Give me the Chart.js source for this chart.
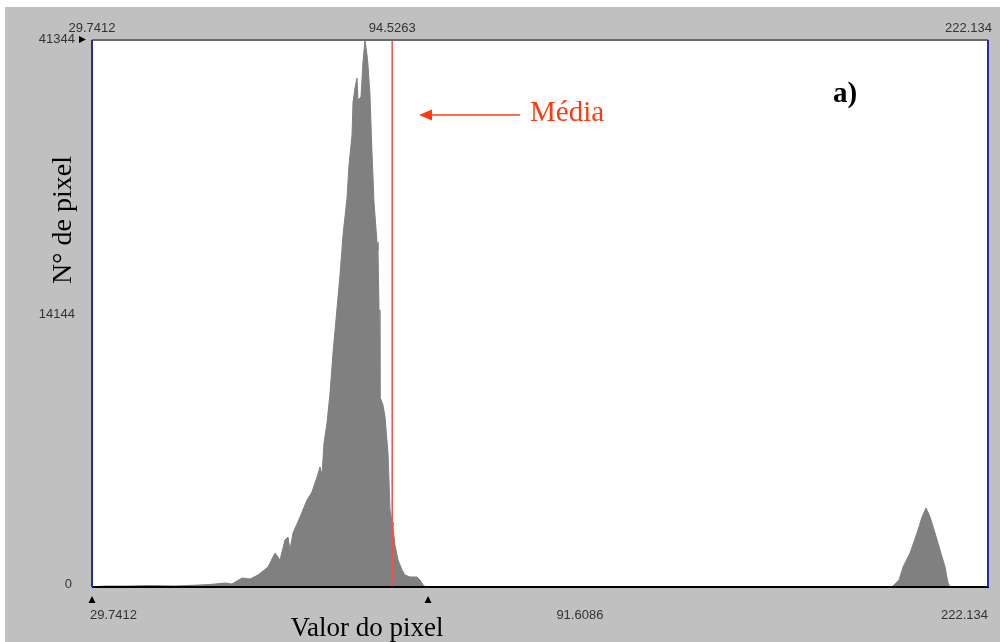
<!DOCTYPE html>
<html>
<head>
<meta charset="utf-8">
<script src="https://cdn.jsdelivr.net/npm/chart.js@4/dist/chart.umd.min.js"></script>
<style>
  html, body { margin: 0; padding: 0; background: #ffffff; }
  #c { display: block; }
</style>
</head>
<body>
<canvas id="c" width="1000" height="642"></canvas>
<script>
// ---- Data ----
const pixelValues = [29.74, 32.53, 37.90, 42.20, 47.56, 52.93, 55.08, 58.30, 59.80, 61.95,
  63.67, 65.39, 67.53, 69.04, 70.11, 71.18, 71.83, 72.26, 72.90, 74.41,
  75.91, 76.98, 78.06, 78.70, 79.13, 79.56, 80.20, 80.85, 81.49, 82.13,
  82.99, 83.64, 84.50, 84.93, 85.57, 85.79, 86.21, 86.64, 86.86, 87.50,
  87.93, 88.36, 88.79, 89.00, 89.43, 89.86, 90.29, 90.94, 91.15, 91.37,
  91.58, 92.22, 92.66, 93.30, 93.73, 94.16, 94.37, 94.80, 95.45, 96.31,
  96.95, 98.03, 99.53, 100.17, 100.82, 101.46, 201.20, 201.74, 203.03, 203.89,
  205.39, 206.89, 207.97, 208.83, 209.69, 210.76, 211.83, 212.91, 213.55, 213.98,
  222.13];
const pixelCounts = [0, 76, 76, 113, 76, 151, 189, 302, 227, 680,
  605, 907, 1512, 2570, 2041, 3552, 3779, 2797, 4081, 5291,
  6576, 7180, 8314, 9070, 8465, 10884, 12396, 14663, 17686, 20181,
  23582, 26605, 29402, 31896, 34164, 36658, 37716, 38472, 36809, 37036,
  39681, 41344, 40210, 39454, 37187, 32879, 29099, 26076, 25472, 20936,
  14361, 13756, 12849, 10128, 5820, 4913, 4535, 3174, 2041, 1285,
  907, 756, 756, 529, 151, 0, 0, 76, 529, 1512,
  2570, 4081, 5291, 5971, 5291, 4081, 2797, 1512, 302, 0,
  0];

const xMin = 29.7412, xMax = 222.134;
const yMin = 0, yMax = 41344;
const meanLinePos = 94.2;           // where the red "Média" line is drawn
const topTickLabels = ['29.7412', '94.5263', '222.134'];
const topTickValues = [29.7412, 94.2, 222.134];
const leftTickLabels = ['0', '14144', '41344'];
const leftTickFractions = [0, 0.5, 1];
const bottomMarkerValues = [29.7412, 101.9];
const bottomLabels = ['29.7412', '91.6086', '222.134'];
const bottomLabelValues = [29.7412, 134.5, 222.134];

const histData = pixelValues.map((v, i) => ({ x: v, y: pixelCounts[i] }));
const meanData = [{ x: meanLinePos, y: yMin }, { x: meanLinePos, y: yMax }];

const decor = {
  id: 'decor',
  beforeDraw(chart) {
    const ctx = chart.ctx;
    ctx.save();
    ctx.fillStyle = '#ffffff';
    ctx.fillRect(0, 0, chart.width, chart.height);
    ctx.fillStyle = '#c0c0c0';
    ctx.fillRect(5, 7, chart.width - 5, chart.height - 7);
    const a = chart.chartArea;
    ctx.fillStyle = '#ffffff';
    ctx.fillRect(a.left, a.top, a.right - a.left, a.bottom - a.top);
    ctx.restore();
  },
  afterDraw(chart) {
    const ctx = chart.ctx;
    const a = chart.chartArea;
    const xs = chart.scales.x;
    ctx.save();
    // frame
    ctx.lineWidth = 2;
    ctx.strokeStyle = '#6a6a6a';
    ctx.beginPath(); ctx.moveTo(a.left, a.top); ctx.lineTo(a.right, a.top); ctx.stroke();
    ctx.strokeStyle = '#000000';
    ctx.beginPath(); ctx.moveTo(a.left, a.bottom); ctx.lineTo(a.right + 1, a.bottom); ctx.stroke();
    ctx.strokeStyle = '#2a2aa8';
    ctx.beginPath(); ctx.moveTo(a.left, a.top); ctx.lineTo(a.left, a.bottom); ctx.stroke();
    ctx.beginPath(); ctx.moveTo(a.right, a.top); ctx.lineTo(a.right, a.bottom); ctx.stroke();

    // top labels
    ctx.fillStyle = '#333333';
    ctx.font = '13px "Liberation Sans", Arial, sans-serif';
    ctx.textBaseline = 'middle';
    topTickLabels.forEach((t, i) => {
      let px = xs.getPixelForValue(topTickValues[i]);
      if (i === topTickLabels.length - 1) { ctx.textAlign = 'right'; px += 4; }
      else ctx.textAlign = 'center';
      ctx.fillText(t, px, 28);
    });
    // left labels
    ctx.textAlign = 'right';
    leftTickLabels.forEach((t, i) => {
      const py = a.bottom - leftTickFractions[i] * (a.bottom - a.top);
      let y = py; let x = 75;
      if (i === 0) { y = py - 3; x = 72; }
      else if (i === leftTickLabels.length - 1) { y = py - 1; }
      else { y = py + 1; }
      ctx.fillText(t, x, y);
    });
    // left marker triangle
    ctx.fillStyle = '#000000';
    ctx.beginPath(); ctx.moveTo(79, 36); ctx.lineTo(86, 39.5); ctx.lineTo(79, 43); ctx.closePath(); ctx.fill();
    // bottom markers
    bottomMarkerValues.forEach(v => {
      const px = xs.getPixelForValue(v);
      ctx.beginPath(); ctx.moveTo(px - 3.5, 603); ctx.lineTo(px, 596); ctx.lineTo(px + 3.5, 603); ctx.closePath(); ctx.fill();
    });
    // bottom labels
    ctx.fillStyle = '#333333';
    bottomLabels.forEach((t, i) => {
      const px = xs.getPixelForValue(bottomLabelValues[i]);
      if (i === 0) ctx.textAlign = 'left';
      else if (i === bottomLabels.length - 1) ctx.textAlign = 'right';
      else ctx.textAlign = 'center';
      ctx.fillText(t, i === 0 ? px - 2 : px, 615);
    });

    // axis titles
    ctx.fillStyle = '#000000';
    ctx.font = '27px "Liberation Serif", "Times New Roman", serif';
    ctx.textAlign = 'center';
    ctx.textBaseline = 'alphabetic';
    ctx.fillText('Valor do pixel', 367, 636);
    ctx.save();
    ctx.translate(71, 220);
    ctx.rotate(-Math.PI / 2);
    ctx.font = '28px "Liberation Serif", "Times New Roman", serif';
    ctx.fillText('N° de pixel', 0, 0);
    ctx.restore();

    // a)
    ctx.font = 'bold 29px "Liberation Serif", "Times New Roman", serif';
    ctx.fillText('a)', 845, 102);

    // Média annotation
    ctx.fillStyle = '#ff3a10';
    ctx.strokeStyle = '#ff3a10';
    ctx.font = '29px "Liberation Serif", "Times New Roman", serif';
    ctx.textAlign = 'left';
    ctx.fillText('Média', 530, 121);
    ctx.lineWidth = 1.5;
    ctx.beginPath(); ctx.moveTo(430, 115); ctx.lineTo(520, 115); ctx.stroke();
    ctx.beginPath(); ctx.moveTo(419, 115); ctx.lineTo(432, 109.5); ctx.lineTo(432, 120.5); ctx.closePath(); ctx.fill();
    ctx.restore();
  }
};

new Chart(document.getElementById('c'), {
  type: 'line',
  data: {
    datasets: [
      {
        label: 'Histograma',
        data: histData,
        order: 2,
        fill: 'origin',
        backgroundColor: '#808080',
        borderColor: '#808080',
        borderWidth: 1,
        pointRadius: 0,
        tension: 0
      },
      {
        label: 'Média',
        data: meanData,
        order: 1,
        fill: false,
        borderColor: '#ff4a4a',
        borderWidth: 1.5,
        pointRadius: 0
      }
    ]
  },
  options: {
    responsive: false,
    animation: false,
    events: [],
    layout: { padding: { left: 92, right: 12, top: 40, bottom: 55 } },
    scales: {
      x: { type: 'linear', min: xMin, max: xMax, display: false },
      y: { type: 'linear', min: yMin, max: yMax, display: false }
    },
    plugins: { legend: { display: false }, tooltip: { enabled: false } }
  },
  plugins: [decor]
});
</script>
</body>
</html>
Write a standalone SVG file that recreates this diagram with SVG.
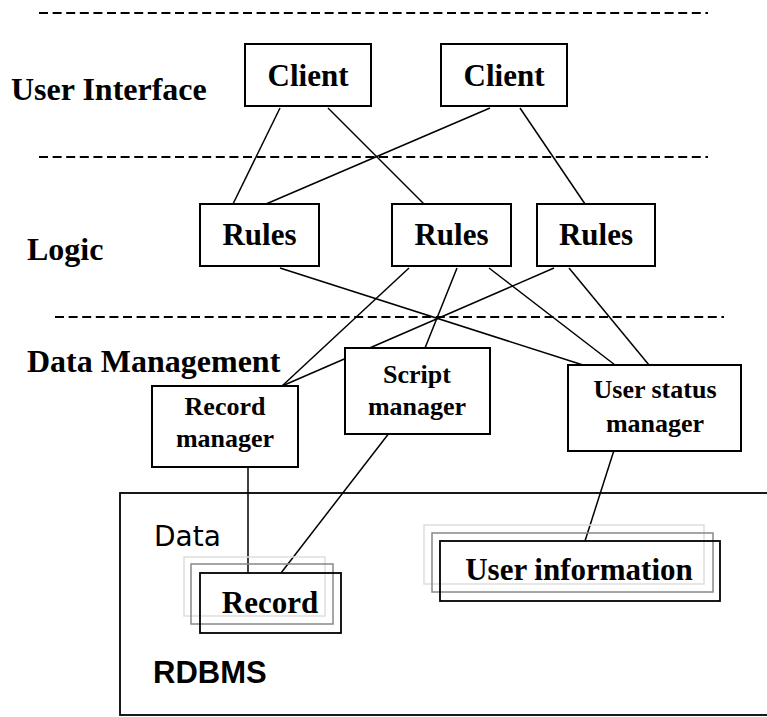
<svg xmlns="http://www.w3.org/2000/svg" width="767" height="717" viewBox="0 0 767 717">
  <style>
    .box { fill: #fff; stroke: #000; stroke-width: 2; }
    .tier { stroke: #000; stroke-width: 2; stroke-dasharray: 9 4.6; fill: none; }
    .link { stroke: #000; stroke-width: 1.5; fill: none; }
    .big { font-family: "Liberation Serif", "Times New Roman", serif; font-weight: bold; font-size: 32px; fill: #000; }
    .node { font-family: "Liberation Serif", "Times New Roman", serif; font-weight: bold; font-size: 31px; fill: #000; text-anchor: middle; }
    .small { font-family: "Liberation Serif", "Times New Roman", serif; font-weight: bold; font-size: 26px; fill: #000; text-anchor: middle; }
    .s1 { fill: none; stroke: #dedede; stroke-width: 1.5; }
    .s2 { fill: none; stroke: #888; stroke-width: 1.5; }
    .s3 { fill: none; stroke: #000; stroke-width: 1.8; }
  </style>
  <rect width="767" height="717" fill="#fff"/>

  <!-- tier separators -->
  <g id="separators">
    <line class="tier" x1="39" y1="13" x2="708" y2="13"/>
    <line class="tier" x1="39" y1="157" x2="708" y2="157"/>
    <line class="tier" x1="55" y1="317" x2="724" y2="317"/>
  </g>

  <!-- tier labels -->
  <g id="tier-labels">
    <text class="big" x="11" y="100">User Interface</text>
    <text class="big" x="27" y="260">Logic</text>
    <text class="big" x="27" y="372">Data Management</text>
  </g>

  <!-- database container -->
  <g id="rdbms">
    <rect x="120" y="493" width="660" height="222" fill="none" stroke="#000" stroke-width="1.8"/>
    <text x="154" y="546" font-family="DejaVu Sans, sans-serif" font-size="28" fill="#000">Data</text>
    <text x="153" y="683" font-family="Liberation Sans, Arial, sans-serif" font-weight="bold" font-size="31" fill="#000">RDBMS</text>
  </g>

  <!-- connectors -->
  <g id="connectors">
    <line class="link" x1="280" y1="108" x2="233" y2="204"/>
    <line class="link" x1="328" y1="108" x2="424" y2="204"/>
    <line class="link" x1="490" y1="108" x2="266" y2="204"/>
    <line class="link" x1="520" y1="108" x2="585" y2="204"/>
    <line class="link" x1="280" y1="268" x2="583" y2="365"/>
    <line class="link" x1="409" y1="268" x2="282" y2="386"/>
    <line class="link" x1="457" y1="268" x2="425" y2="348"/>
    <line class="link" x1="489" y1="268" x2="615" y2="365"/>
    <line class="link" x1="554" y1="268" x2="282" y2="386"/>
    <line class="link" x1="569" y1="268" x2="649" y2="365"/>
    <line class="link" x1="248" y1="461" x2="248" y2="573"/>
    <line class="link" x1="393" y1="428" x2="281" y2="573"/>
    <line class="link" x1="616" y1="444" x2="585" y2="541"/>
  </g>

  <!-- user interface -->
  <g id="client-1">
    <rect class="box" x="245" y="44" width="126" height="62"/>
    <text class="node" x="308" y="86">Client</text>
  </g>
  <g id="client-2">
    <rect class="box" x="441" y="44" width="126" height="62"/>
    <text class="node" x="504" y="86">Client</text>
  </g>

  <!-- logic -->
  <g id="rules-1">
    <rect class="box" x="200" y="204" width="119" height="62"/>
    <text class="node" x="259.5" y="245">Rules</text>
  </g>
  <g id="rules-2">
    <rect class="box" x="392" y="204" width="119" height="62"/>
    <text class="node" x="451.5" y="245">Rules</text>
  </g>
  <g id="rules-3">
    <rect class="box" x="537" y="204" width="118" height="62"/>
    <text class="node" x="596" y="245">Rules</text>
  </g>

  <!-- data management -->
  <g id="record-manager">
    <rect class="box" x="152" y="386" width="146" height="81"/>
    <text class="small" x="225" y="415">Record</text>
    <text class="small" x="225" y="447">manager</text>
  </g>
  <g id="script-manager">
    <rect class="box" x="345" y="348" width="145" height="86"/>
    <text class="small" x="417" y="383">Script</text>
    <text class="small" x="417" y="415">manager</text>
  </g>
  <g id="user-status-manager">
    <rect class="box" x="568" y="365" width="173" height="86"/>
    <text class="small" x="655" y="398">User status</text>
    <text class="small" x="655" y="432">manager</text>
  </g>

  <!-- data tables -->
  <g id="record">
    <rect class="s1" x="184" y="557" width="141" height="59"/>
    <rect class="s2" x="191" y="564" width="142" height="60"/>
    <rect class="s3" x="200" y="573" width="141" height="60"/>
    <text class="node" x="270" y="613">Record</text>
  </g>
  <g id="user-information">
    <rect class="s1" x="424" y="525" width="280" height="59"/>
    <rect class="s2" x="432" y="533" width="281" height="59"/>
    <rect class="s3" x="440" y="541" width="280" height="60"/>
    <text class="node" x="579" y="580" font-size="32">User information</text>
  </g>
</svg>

** To do **
List every line in the records above that contains the word "this".

** Full response **
Give me the Chart.js source for this chart.
Write a standalone SVG file that recreates this diagram with SVG.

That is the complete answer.